London equities recover from declines posted at the market open to rally modestly with miners reversing early falls despite commodity prices acting as a drag on the sector. The start of the UK government's £2.1 billion share sale of its stake in Royal Bank of Scotland (RBS) is another big issue that will be closely watched by investor on Tuesday.
The benchmark FTSE 100 index manages to nudge around 10 points higher in early trade, while midcaps are firmer, the FTSE 250 adding about 30 points to 17,699.
Among the bigger movers, a three-year fertiliser trading agreement sends African Potash (AFPO:AIM) up 24.6% to 0.38p. It has partnered with the Common Market for Eastern and Southern Africa, a free trade area with 20 member states.
A collapse in profits sends zinc producer Griffin Mining (GFM:AIM) down 10.7% to 33.5p. It has suffered from higher charges relating to processing and increased regulatory, environmental and social security costs in China.
Investment firm Armour (AMR:AIM) collapses by more than 30% to 3.25p as its shares are suspended.

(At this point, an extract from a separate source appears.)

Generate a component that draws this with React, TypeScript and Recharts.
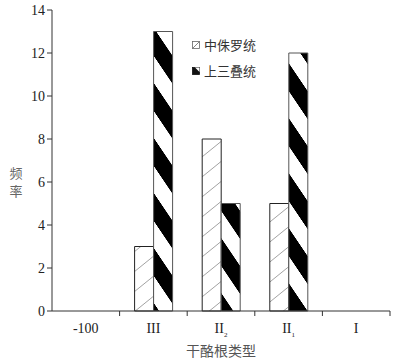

The £3 million microcap has been unable to complete an acquisition that would have constituted a reverse takeover under AIM rules.
Elsewhere, motor retail giant Pendragon (PDG) accelerates 4.2% to 40.63p as news full-year profits will beat market expectations drives earnings upgrades. This follows a fantastic first half in which pre-tax profits sped 23% higher to £40.3 million, driven by strong performances in profitable used cars, new car sales as well as aftersales.
Online takeaway food portal Just Eat (JE.) jumps 10.8p (2.5%) to 448.6p as half-time figures show strong growth across key metrics including sales, earnings and orders. CEO David Buttress guides annual sales estimates higher too, reflecting an expected boost from investments in Brazil and Mexico as well as in technology and marketing.
Motor and home insurer Direct Line (DLG) climbs 2.3% to 374.5p on a 48.7% rise in pre-tax profit to £315 million in the six months to the end of June. Lower costs and claims were behind the rise as premiums were flat at around £1.5 billion. The FTSE 100 insurer hiked its dividend by 4.5% to 4.6p a share.
Asset management-focused life insurer Standard Life (SL.) falls 3.5% to 438.5p on expectations that annuity sales will fall by up to £15 million this year as the pension freedom laws hit the industry.
Testing kit-maker Immunodiagnostic Systems’ (IDH:AIM) woes continue into 2015. Revenues were 15% down on the same period last year as competition continues to bite. The stock falls 6.9% to 270p following the update.
An 80% first half pre-tax profit slump to £6.2 million sends residential services group LSL property Services (LSL) 5.8% lower to 352.8p. Falling house sales were to blame as buyers put off moving until after May’s General Election. The board expects a stronger second half, believing that full-year expectations will be met.
Motor engineer Rotork (ROR) gains 4.4% to 225p as it releases an in-line trading statement which shows earnings per share in the six months to June fell 7% to 5.4p because of pressure among its oil and gas-focused customer base. It is also buying solenoid valve manufacturer M&M from Spirax-Sarco for an enterprise value of €9.7 million (£6.8 million).
Indian unconventional gas play Oilex (OEX:AIM) is up 4% to 1.95p as it urges shareholders to support a $23 million share issue. Announced in July the fundraise is intended to finance horizontal, fracked wells on the Cambay field but a lukewarm response to the rights issue saw existing shareholder Zeta Resources (ZER:ASX) take up a sizeable portion of the rump. This requires changes to the resolutions on which shareholders will vote at an upcoming EGM (12 Aug).
Strong first half results at building supplies giant Travis Perkins (TPK) has prompted some profit-taking and shares have slid 2.7% to £21.98. The group's plumbing and heating division saw revenues fall 0.7% while group revenues overall were 7.8% higher than the same period last year at £2.94 billion. The group also raised its dividend by a fifth.
Two contract wins and a 6% rise in underlying first-half profit before tax sees defence and engineering outfit Meggitt (MGGT) advancing 5.4% to 489.4p. A stronger than expected performance in its military markets offset difficult conditions in the group's energy markets.